文章1中提到的动态加载外部资源,其实需要重启Spark任务才会生效。受到文章2启动,可以在数据中加入常量列,表示外部资源的地址,并作为UDF的参数(UDF不能输入非数据列,因此用此方法迂回解决问题),再结合文章1的方法,实现同一UDF,动态加载不同资源。本文通过继承GenericUDF类,读取存放在Redis集群中的字符串,构建字典树,完成词包匹配,来说明这一工作。

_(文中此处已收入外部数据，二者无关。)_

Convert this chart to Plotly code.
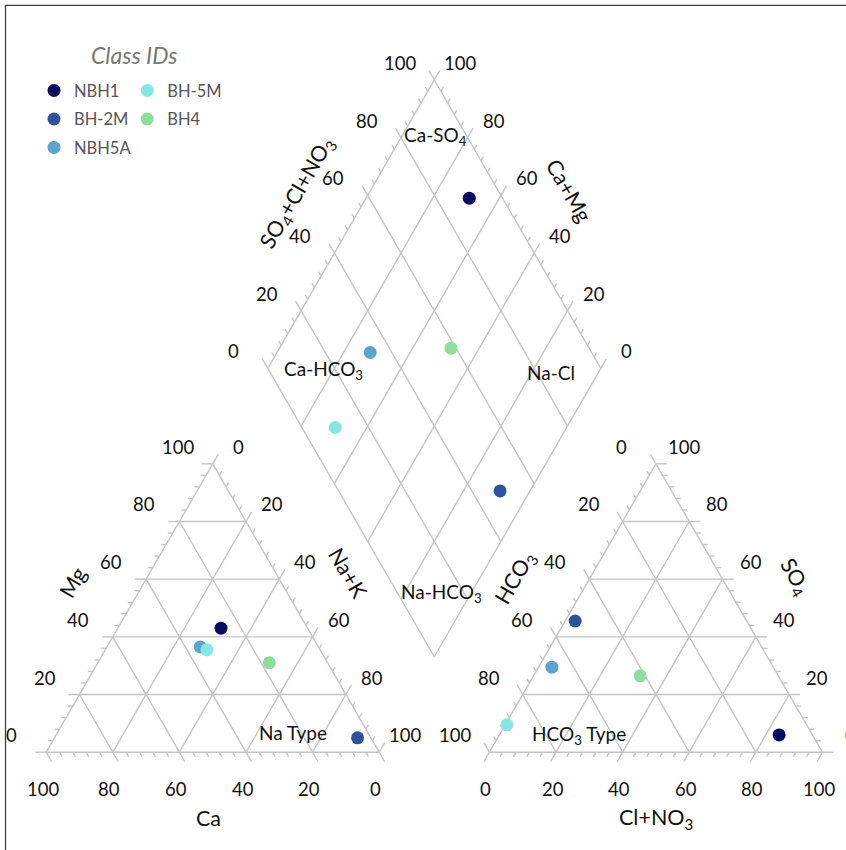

由于GenericUDF不能通过spark.udf().register(...)的方式注册3,我们将采用文章4方法,即通过在SparkSQL或Hive中创建UDF函数,再调用。
UDF和GenericUDF的区别可参考文章5:
开发自定义UDF函数有两种方式,一个是继承org.apache.hadoop.hive.ql.exec.UDF,另一个是继承org.apache.hadoop.hive.ql.udf.generic.GenericUDF; 如果是针对简单的数据类型(比如String、Integer等)可以使用UDF,如果是针对复杂的数据类型(比如Array、Map、Struct等),可以使用GenericUDF,另外,GenericUDF还可以在函数开始之前和结束之后做一些初始化和关闭的处理操作。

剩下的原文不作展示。